In 1984 a bill was introduced in Congress that resulted in the health warnings now seen on cigarette packs and advertising and also required manufacturers to submit to the Department of Health and Human Services a list of all cigarette additives. The industry whined that brand formulas were “trade secrets” and they shouldn’t be forced to disclose them. So they strong-armed our representatives into incorporating compromises into the law. First of all, the lists submitted to HHS don’t have to say which brands contain which additives and in what quantities. They’re just lists of all additives used in all brands by each manufacturer. Worse yet, the bill contained a compromise provision that made it illegal for anyone to disclose the lists to the public. So every year, the manufacturers dutifully submit their additive lists to HHS, where they’re locked in a safe.

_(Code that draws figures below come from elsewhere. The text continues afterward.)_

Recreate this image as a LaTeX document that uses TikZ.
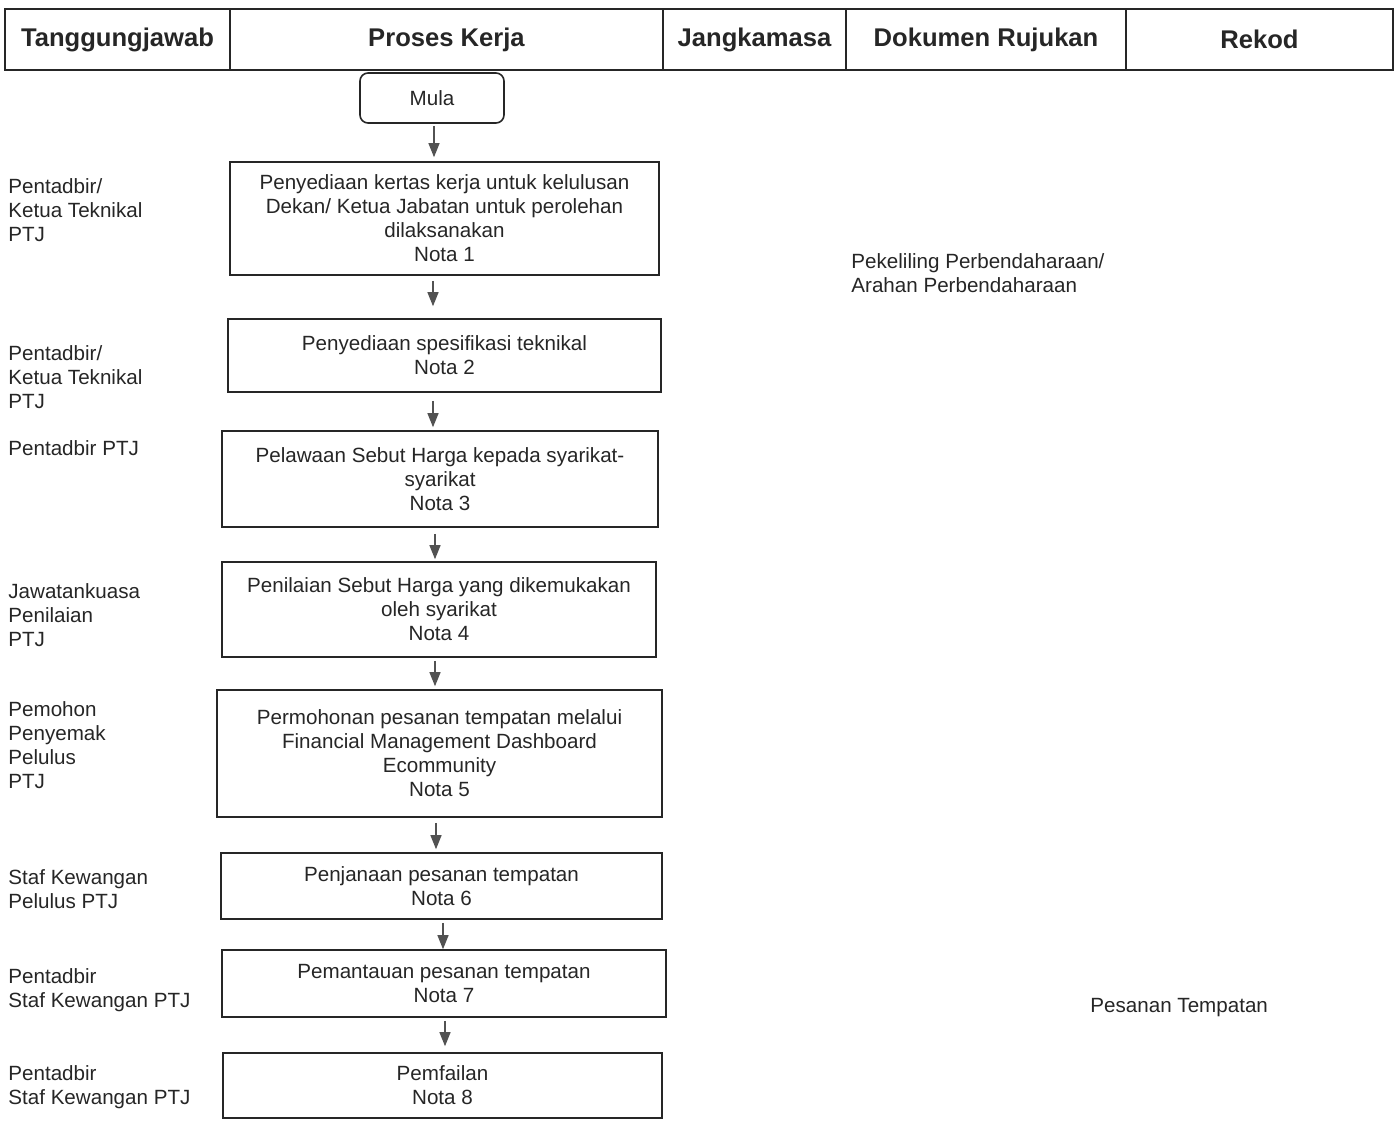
\documentclass[tikz,border=0pt]{standalone}
\usepackage{fontspec}
\setmainfont{Liberation Sans}
\usetikzlibrary{arrows.meta}

\definecolor{ink}{gray}{0.15}

\begin{document}
\begin{tikzpicture}[x=0.5pt,y=-0.5pt,
	every node/.style={text=ink, font=\fontsize{10.3}{12}\selectfont},
	hcell/.style={draw=ink, line width=0.6pt, minimum height=30.5pt, inner sep=0pt, font=\fontsize{12.8}{14}\selectfont\bfseries},
	procbox/.style={draw=ink, line width=0.8pt, align=center, inner sep=0pt},
	role/.style={anchor=north west, align=left, inner sep=0pt},
	arr/.style={draw=ink!80, line width=0.6pt, -{Triangle[length=7pt,width=5.5pt]}}]
	\useasboundingbox (0,0) rectangle (1400,1120);

	% header row
	\node[hcell, minimum width=112.5pt] (tang) at (117.5,39.5) {Tanggungjawab};
	\node[hcell, minimum width=216.5pt] (proses) at (446.5,39.5) {Proses Kerja};
	\node[hcell, minimum width=91.5pt] (jangka) at (754.5,39.5) {Jangkamasa};
	\node[hcell, minimum width=140pt] (dokumen) at (986,39.5) {Dokumen Rujukan};
	\node[hcell, minimum width=133.5pt] (rekod) at (1259.5,39.5) {Rekod};

	% process boxes
	\node[procbox, rounded corners=4pt, minimum width=72pt, minimum height=25pt] (mula) at (432,98) {Mula};
	\node[procbox, minimum width=214.5pt, minimum height=56.5pt] (b1) at (444.5,218.5) {Penyediaan kertas kerja untuk kelulusan\\Dekan/ Ketua Jabatan untuk perolehan\\dilaksanakan\\Nota 1};
	\node[procbox, minimum width=216.5pt, minimum height=36.5pt] (b2) at (444.5,355.5) {Penyediaan spesifikasi teknikal\\Nota 2};
	\node[procbox, minimum width=218pt, minimum height=48pt] (b3) at (440,479) {Pelawaan Sebut Harga kepada syarikat-\\syarikat\\Nota 3};
	\node[procbox, minimum width=217pt, minimum height=47.5pt] (b4) at (439,609.5) {Penilaian Sebut Harga yang dikemukakan\\oleh syarikat\\Nota 4};
	\node[procbox, minimum width=222.5pt, minimum height=63.5pt] (b5) at (439.5,753.5) {Permohonan pesanan tempatan melalui\\Financial Management Dashboard\\Ecommunity\\Nota 5};
	\node[procbox, minimum width=220.5pt, minimum height=33pt] (b6) at (441.5,886) {Penjanaan pesanan tempatan\\Nota 6};
	\node[procbox, minimum width=222pt, minimum height=33.5pt] (b7) at (444,983.5) {Pemantauan pesanan tempatan\\Nota 7};
	\node[procbox, minimum width=219.5pt, minimum height=32.5pt] (b8) at (442.5,1085.5) {Pemfailan\\Nota 8};

	% arrows
	\foreach \a/\b/\dx/\s/\e in {mula/b1/1pt/1pt/2pt, b1/b2/-5.75pt/2.5pt/6pt, b2/b3/-5.75pt/4pt/1.5pt, b3/b4/-2.5pt/3pt/1pt, b4/b5/-2pt/1.5pt/1.5pt, b5/b6/-1.75pt/2.5pt/1.5pt, b6/b7/0.75pt/1.5pt/0pt, b7/b8/0.5pt/1.5pt/3pt}
		\draw[arr, shorten <=\s, shorten >=\e] ([xshift=\dx]\a.south) -- ([xshift=\dx]\a.south |- \b.north);

	% responsibility column
	\node[role] (r1) at (8,178) {Pentadbir/\\Ketua Teknikal\\PTJ};
	\node[role] (r2) at (8,345) {Pentadbir/\\Ketua Teknikal\\PTJ};
	\node[role] (r3) at (8,440) {Pentadbir PTJ};
	\node[role] (r4) at (8,583) {Jawatankuasa\\Penilaian\\PTJ};
	\node[role] (r5) at (8,701) {Pemohon\\Penyemak\\Pelulus\\PTJ};
	\node[role] (r6) at (8,869) {Staf Kewangan\\Pelulus PTJ};
	\node[role] (r7) at (8,968) {Pentadbir\\Staf Kewangan PTJ};
	\node[role] (r8) at (8,1065) {Pentadbir\\Staf Kewangan PTJ};

	% documents and records
	\node[role] (ref1) at (851,253) {Pekeliling Perbendaharaan/\\Arahan Perbendaharaan};
	\node[role] (rek1) at (1090,998) {Pesanan Tempatan};
\end{tikzpicture}
\end{document}
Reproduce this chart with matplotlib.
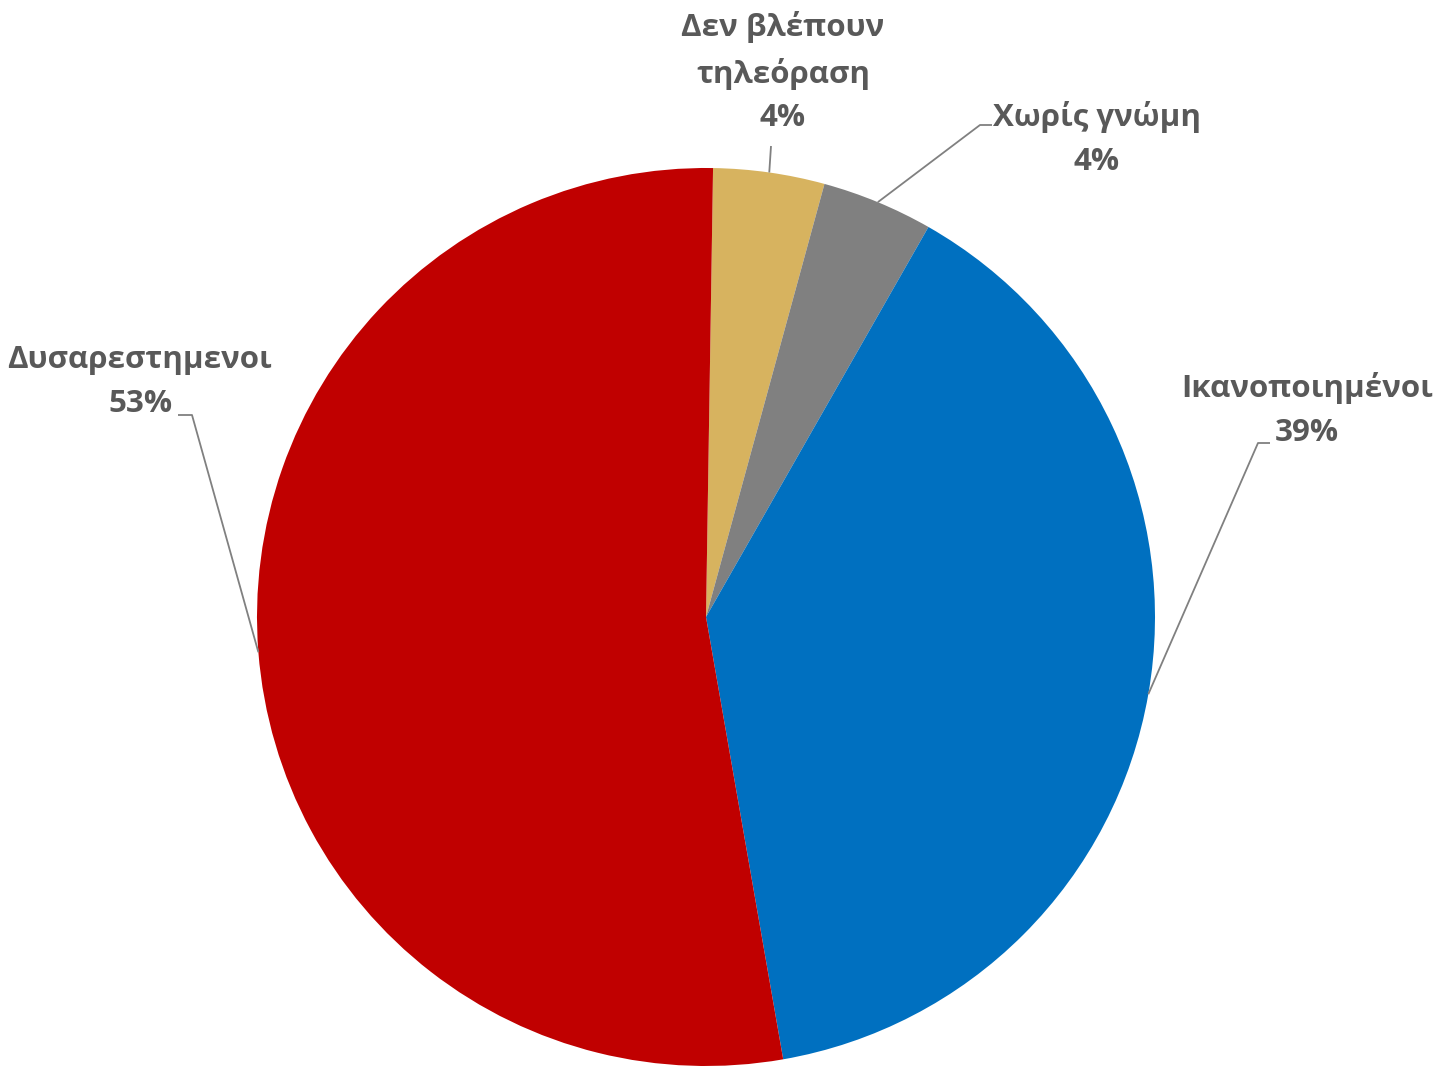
import numpy as np
import matplotlib
matplotlib.use("Agg")
import matplotlib.pyplot as plt

categories = ["Δεν βλέπουν\nτηλεόραση", "Χωρίς γνώμη", "Ικανοποιημένοι", "Δυσαρεστημενοι"]
values = [4, 4, 39, 53]
colors = ["#D7B35F", "#808080", "#0070C0", "#C00000"]

W, H = 1449, 1066
fig = plt.figure(figsize=(W / 100, H / 100), dpi=100)
ax = fig.add_axes([0, 0, 1, 1])

cx, cy, R = 706, H - 617, 449
wedges, _ = ax.pie(values, colors=colors, startangle=89.1, counterclock=False,
                   center=(cx, cy), radius=R, wedgeprops=dict(linewidth=0))
ax.set_xlim(0, W)
ax.set_ylim(0, H)
ax.set_aspect("equal")
ax.axis("off")

# label layout: (text center x, text center y [ref px], leader path after edge point [ref px])
layout = [
    (783, 72, [(771, 146)]),
    (1097, 139, [(980, 125), (992, 125)]),
    (1307, 410, [(1258, 443), (1270, 443)]),
    (140, 382, [(192, 415), (178, 415)]),
]

txtcol = "#595959"
for w, cat, v, (tx, ty, path) in zip(wedges, categories, values, layout):
    mid = np.deg2rad((w.theta1 + w.theta2) / 2)
    ex, ey = cx + R * np.cos(mid), cy + R * np.sin(mid)
    xs = [ex] + [p[0] for p in path]
    ys = [ey] + [H - p[1] for p in path]
    ax.plot(xs, ys, color="#808080", lw=1.3, solid_capstyle="butt", zorder=1)
    ax.text(tx, H - ty, f"{cat}\n{v}%", ha="center", va="center",
            fontsize=22.5, fontweight="bold", color=txtcol,
            family=["Open Sans", "DejaVu Sans"], linespacing=1.6)

fig.savefig("out.png", dpi=100)
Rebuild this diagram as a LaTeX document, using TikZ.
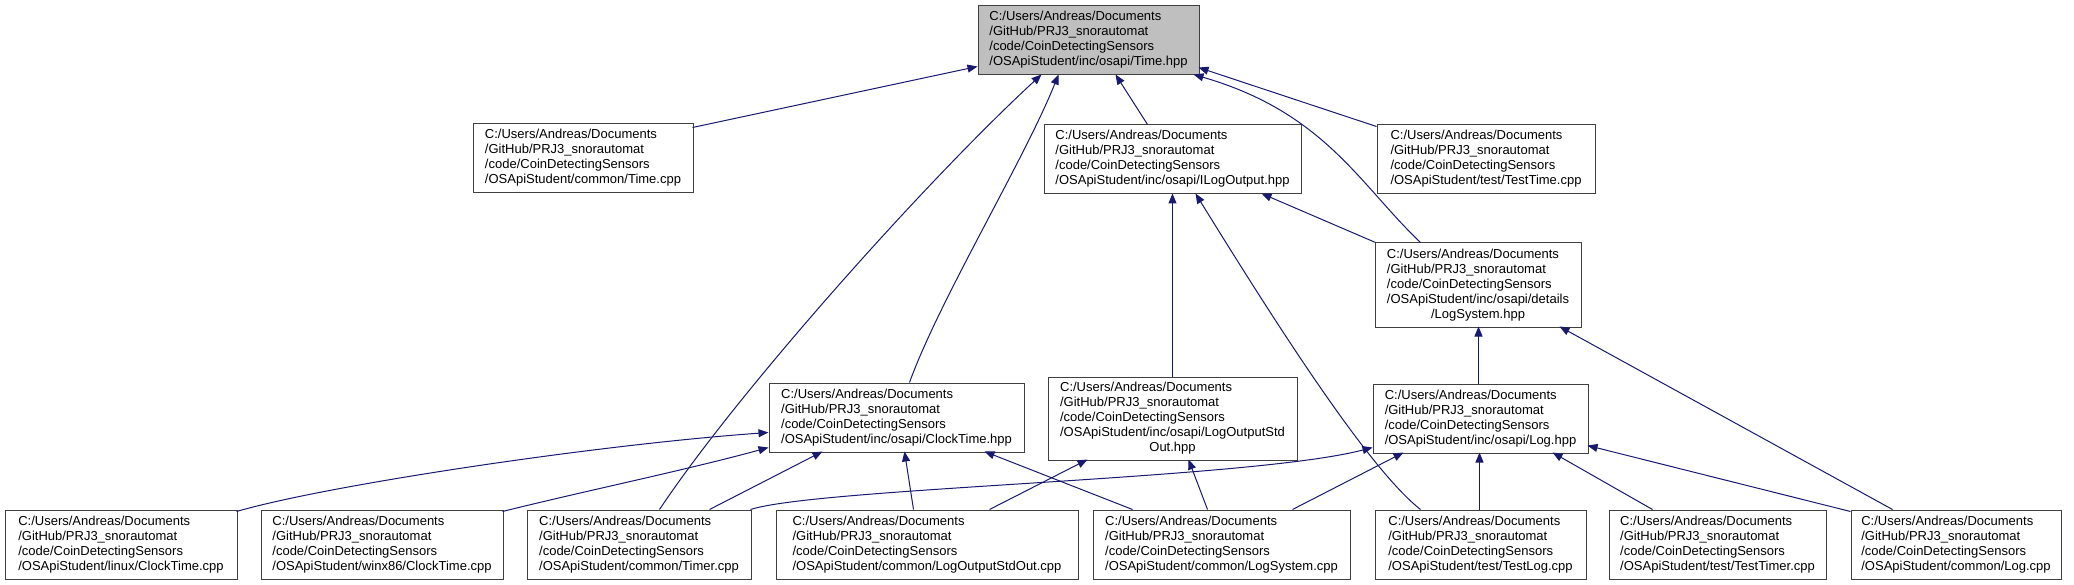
\documentclass[tikz,border=0pt]{standalone}
\usepackage{fontspec}
\setmainfont{Liberation Sans}
\usetikzlibrary{arrows.meta}
\definecolor{edgeblue}{RGB}{25,25,112}
\definecolor{boxline}{RGB}{64,64,64}
\definecolor{rootfill}{RGB}{191,191,191}
\newcommand\boxlbl[1]{\begin{tabular}{@{}l@{}}#1\end{tabular}}
\newcommand\pa{C:/Users/Andreas/Documents\\/GitHub/PRJ3\_snorautomat\\/code/CoinDetectingSensors\\}
\begin{document}
\begin{tikzpicture}[x=1pt,y=-1pt,
  filebox/.style={draw=boxline,line width=1pt,fill=white,rectangle,inner sep=0pt,
     font=\fontsize{13}{15}\selectfont,minimum height=69pt},
  dep/.style={draw=edgeblue,line width=1pt,-{Triangle[length=10pt,width=8pt]},fill=none}]
\useasboundingbox[fill=white] (0,0) rectangle (2074,585);
% nodes
\node[filebox,fill=rootfill,minimum width=221pt] (timehpp) at (1088.5,40.5) {\boxlbl{\pa/OSApiStudent/inc/osapi/Time.hpp}};
\node[filebox,minimum width=220pt] (timecpp) at (583,158.5) {\boxlbl{\pa/OSApiStudent/common/Time.cpp}};
\node[filebox,minimum width=257pt] (ilogout) at (1172.5,159.5) {\boxlbl{\pa/OSApiStudent/inc/osapi/ILogOutput.hpp}};
\node[filebox,minimum width=218pt] (testtime) at (1486,159.5) {\boxlbl{\pa/OSApiStudent/test/TestTime.cpp}};
\node[filebox,minimum width=206pt,minimum height=84pt] (logsyshpp) at (1478,285) {\boxlbl{\pa/OSApiStudent/inc/osapi/details\\\multicolumn{1}{@{}c@{}}{/LogSystem.hpp}}};
\node[filebox,minimum width=255pt] (clockhpp) at (896.5,417.5) {\boxlbl{\pa/OSApiStudent/inc/osapi/ClockTime.hpp}};
\node[filebox,minimum width=249pt,minimum height=83pt] (stdouthpp) at (1172.5,418.5) {\boxlbl{\pa/OSApiStudent/inc/osapi/LogOutputStd\\\multicolumn{1}{@{}c@{}}{Out.hpp}}};
\node[filebox,minimum width=215pt] (loghpp) at (1480.5,418.5) {\boxlbl{\pa/OSApiStudent/inc/osapi/Log.hpp}};
\node[filebox,minimum width=232pt] (linux) at (121,544.5) {\boxlbl{\pa/OSApiStudent/linux/ClockTime.cpp}};
\node[filebox,minimum width=242pt] (winx) at (382,544.5) {\boxlbl{\pa/OSApiStudent/winx86/ClockTime.cpp}};
\node[filebox,minimum width=224pt] (timer) at (639,544.5) {\boxlbl{\pa/OSApiStudent/common/Timer.cpp}};
\node[filebox,minimum width=302pt] (stdoutcpp) at (927,544.5) {\boxlbl{\pa/OSApiStudent/common/LogOutputStdOut.cpp}};
\node[filebox,minimum width=257pt] (logsyscpp) at (1221.5,544.5) {\boxlbl{\pa/OSApiStudent/common/LogSystem.cpp}};
\node[filebox,minimum width=211pt] (testlog) at (1480.5,544.5) {\boxlbl{\pa/OSApiStudent/test/TestLog.cpp}};
\node[filebox,minimum width=217pt] (testtimer) at (1717.5,544.5) {\boxlbl{\pa/OSApiStudent/test/TestTimer.cpp}};
\node[filebox,minimum width=210pt] (logcpp) at (1956,544.5) {\boxlbl{\pa/OSApiStudent/common/Log.cpp}};
% edges to Time.hpp
\draw[dep] ([xshift=220pt,yshift=-4pt]timecpp.north west) -- ([yshift=-61pt]timehpp.north west);
\draw[dep] ([xshift=133pt]timer.north west) .. controls +(80,-120) and +(-114,105) .. ([xshift=64pt,yshift=-69pt]timehpp.north west);
\draw[dep] ([xshift=141pt]clockhpp.north west) .. controls +(30,-83) and +(-34,85) .. ([xshift=81pt,yshift=-69pt]timehpp.north west);
\draw[dep] ([xshift=104pt]ilogout.north west) -- ([xshift=138pt,yshift=-69pt]timehpp.north west);
\draw[dep] ([xshift=46pt]logsyshpp.north west) .. controls +(-61,-58) and +(131,38) .. ([xshift=216pt,yshift=-69pt]timehpp.north west);
\draw[dep] ([yshift=-2pt]testtime.north west) -- ([xshift=221pt,yshift=-62pt]timehpp.north west);
% edges to ILogOutput.hpp
\draw[dep] ([xshift=125pt]stdouthpp.north west) -- ([xshift=129pt,yshift=-69pt]ilogout.north west);
\draw[dep] ([xshift=46pt]testlog.north west) .. controls +(-51,-40) and +(84,136) .. ([xshift=152pt,yshift=-69pt]ilogout.north west);
\draw[dep] ([xshift=1pt]logsyshpp.north west) -- ([xshift=218pt,yshift=-69pt]ilogout.north west);
% edges to LogSystem.hpp
\draw[dep] ([xshift=106pt]loghpp.north west) -- ([xshift=104pt,yshift=-84pt]logsyshpp.north west);
\draw[dep] ([xshift=42pt]logcpp.north west) -- ([xshift=185pt,yshift=-84pt]logsyshpp.north west);
% edges to ClockTime.hpp
\draw[dep] ([xshift=232pt,yshift=-2pt]linux.north west) .. controls +(93,-27) and +(-169,12) .. ([yshift=-50pt]clockhpp.north west);
\draw[dep] ([xshift=242pt,yshift=-2pt]winx.north west) .. controls +(80,-20) and +(-80,22) .. ([yshift=-65pt]clockhpp.north west);
\draw[dep] ([xshift=183pt]timer.north west) -- ([xshift=54pt,yshift=-69pt]clockhpp.north west);
\draw[dep] ([xshift=138pt]stdoutcpp.north west) -- ([xshift=136pt,yshift=-69pt]clockhpp.north west);
\draw[dep] ([xshift=40pt]logsyscpp.north west) -- ([xshift=216pt,yshift=-69pt]clockhpp.north west);
% edges to LogOutputStdOut.hpp
\draw[dep] ([xshift=214pt]stdoutcpp.north west) -- ([xshift=40pt,yshift=-83pt]stdouthpp.north west);
\draw[dep] ([xshift=115pt]logsyscpp.north west) -- ([xshift=141pt,yshift=-83pt]stdouthpp.north west);
% edges to Log.hpp
\draw[dep] ([xshift=224pt]timer.north west) .. controls +(69,-22) and +(-123,32) .. ([yshift=-64pt]loghpp.north west);
\draw[dep] ([xshift=200pt]logsyscpp.north west) -- ([xshift=31pt,yshift=-69pt]loghpp.north west);
\draw[dep] ([xshift=105pt]testlog.north west) -- ([xshift=107pt,yshift=-69pt]loghpp.north west);
\draw[dep] ([xshift=44pt]testtimer.north west) -- ([xshift=180pt,yshift=-69pt]loghpp.north west);
\draw[dep] ([yshift=-2pt]logcpp.north west) -- ([xshift=215pt,yshift=-62pt]loghpp.north west);
\end{tikzpicture}
\end{document}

A 1991 article on this subject in The Nation included a brief roster of ingredients that appear on tobacco additive lists required by the British and Canadian governments. Writer Myron Levin speculates that American-made cigarettes probably contain these or similar chemicals: shellac, turpentine, acetone, acetaldehyde, glyoxtal, methyl salicylate, licorice root, and caramel. Some of these are proven carcinogens in animal testing; some produce carcinogens when burned.

Year after year, representatives try to pass legislation requiring ingredient disclosure on cigarette packs. Year after year, the bills go nowhere. The most recent effort is HR 3943, the Fairness in Tobacco and Nicotine Regulation Act, from members of the congressional Task Force on Tobacco and Health. Among other things, this bill would bring all tobacco-related functions, from manufacture to promotion, under FDA control; at the moment, cigarettes don’t fall under FDA jurisdiction. The bill also requires all costs of enforcing the new legislation to be paid by the tobacco companies. Yeah, right. Don’t hold your breath.